[Given exercise]
Leaving the pictures aside, transcribe every line below exactly.

§

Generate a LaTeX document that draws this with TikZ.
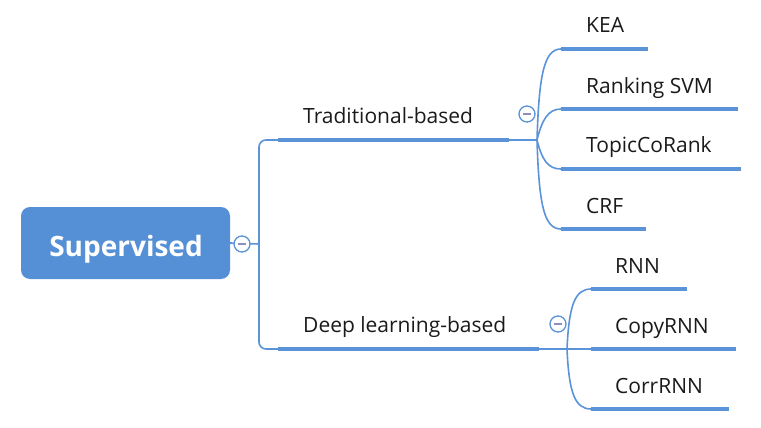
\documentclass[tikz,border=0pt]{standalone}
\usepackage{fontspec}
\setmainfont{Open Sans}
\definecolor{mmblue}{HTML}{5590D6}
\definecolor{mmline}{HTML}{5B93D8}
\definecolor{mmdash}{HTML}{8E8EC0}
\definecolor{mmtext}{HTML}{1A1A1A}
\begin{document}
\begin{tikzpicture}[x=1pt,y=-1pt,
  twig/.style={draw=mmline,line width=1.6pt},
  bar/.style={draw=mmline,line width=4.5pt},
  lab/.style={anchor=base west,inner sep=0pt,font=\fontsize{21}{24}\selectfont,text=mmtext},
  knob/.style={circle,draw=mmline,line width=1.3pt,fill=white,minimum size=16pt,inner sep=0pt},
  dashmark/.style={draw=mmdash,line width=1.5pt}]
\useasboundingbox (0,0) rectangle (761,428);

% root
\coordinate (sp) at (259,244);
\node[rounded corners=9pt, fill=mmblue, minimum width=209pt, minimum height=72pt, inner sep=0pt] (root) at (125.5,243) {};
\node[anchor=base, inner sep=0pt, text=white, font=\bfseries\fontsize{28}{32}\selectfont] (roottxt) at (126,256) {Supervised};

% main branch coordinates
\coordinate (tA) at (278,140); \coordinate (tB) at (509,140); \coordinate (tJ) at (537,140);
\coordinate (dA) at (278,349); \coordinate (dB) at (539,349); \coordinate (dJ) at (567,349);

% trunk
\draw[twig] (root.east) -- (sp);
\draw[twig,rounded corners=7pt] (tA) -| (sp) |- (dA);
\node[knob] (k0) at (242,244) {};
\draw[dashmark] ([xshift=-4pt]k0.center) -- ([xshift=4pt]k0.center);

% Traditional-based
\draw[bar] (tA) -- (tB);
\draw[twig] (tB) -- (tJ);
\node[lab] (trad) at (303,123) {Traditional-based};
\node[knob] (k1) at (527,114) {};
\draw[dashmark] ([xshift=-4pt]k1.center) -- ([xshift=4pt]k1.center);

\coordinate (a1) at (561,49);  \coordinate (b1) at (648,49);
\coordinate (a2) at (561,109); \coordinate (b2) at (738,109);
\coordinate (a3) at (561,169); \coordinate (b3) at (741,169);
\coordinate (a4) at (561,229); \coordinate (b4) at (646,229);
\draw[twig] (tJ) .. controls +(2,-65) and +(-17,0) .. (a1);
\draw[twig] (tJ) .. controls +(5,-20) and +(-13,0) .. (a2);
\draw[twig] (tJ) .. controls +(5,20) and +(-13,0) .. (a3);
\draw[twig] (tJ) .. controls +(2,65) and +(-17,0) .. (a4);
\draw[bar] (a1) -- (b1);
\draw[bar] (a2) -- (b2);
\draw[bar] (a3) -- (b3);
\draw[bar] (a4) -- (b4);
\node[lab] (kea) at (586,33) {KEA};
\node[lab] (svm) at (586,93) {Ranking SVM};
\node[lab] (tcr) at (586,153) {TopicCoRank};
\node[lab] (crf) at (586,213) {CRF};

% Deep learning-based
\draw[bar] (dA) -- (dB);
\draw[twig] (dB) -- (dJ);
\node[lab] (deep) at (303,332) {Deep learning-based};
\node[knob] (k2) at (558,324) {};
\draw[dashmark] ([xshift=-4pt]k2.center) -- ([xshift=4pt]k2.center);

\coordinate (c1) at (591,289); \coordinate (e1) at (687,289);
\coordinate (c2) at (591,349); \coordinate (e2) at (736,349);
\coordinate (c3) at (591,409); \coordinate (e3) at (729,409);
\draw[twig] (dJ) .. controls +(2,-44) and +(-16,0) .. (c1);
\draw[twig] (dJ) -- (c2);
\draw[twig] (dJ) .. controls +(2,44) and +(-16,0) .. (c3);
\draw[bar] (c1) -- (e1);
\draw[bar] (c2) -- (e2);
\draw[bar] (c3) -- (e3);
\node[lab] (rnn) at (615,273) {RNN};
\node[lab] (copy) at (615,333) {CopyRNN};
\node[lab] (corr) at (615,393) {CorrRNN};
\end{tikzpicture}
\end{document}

§

[Task solution]
Generate a LaTeX document that draws this with TikZ.
\documentclass[tikz,border=0pt]{standalone}
\usepackage{fontspec}
\setmainfont{Open Sans}
\definecolor{mmblue}{HTML}{5590D6}
\definecolor{mmline}{HTML}{5B93D8}
\definecolor{mmdash}{HTML}{8E8EC0}
\definecolor{mmtext}{HTML}{1A1A1A}
\begin{document}
\begin{tikzpicture}[x=1pt,y=-1pt,
  twig/.style={draw=mmline,line width=1.6pt},
  bar/.style={draw=mmline,line width=4.5pt},
  lab/.style={anchor=base west,inner sep=0pt,font=\fontsize{21}{24}\selectfont,text=mmtext},
  knob/.style={circle,draw=mmline,line width=1.3pt,fill=white,minimum size=16pt,inner sep=0pt},
  dashmark/.style={draw=mmdash,line width=1.5pt}]
\useasboundingbox (0,0) rectangle (761,428);

% root
\coordinate (sp) at (259,244);
\node[rounded corners=9pt, fill=mmblue, minimum width=209pt, minimum height=72pt, inner sep=0pt] (root) at (125.5,243) {};
\node[anchor=base, inner sep=0pt, text=white, font=\bfseries\fontsize{28}{32}\selectfont] (roottxt) at (126,256) {Supervised};

% main branch coordinates
\coordinate (tA) at (278,140); \coordinate (tB) at (509,140); \coordinate (tJ) at (537,140);
\coordinate (dA) at (278,349); \coordinate (dB) at (539,349); \coordinate (dJ) at (567,349);

% trunk
\draw[twig] (root.east) -- (sp);
\draw[twig,rounded corners=7pt] (tA) -| (sp) |- (dA);
\node[knob] (k0) at (242,244) {};
\draw[dashmark] ([xshift=-4pt]k0.center) -- ([xshift=4pt]k0.center);

% Traditional-based
\draw[bar] (tA) -- (tB);
\draw[twig] (tB) -- (tJ);
\node[lab] (trad) at (303,123) {Traditional-based};
\node[knob] (k1) at (527,114) {};
\draw[dashmark] ([xshift=-4pt]k1.center) -- ([xshift=4pt]k1.center);

\coordinate (a1) at (561,49);  \coordinate (b1) at (648,49);
\coordinate (a2) at (561,109); \coordinate (b2) at (738,109);
\coordinate (a3) at (561,169); \coordinate (b3) at (741,169);
\coordinate (a4) at (561,229); \coordinate (b4) at (646,229);
\draw[twig] (tJ) .. controls +(2,-65) and +(-17,0) .. (a1);
\draw[twig] (tJ) .. controls +(5,-20) and +(-13,0) .. (a2);
\draw[twig] (tJ) .. controls +(5,20) and +(-13,0) .. (a3);
\draw[twig] (tJ) .. controls +(2,65) and +(-17,0) .. (a4);
\draw[bar] (a1) -- (b1);
\draw[bar] (a2) -- (b2);
\draw[bar] (a3) -- (b3);
\draw[bar] (a4) -- (b4);
\node[lab] (kea) at (586,33) {KEA};
\node[lab] (svm) at (586,93) {Ranking SVM};
\node[lab] (tcr) at (586,153) {TopicCoRank};
\node[lab] (crf) at (586,213) {CRF};

% Deep learning-based
\draw[bar] (dA) -- (dB);
\draw[twig] (dB) -- (dJ);
\node[lab] (deep) at (303,332) {Deep learning-based};
\node[knob] (k2) at (558,324) {};
\draw[dashmark] ([xshift=-4pt]k2.center) -- ([xshift=4pt]k2.center);

\coordinate (c1) at (591,289); \coordinate (e1) at (687,289);
\coordinate (c2) at (591,349); \coordinate (e2) at (736,349);
\coordinate (c3) at (591,409); \coordinate (e3) at (729,409);
\draw[twig] (dJ) .. controls +(2,-44) and +(-16,0) .. (c1);
\draw[twig] (dJ) -- (c2);
\draw[twig] (dJ) .. controls +(2,44) and +(-16,0) .. (c3);
\draw[bar] (c1) -- (e1);
\draw[bar] (c2) -- (e2);
\draw[bar] (c3) -- (e3);
\node[lab] (rnn) at (615,273) {RNN};
\node[lab] (copy) at (615,333) {CopyRNN};
\node[lab] (corr) at (615,393) {CorrRNN};
\end{tikzpicture}
\end{document}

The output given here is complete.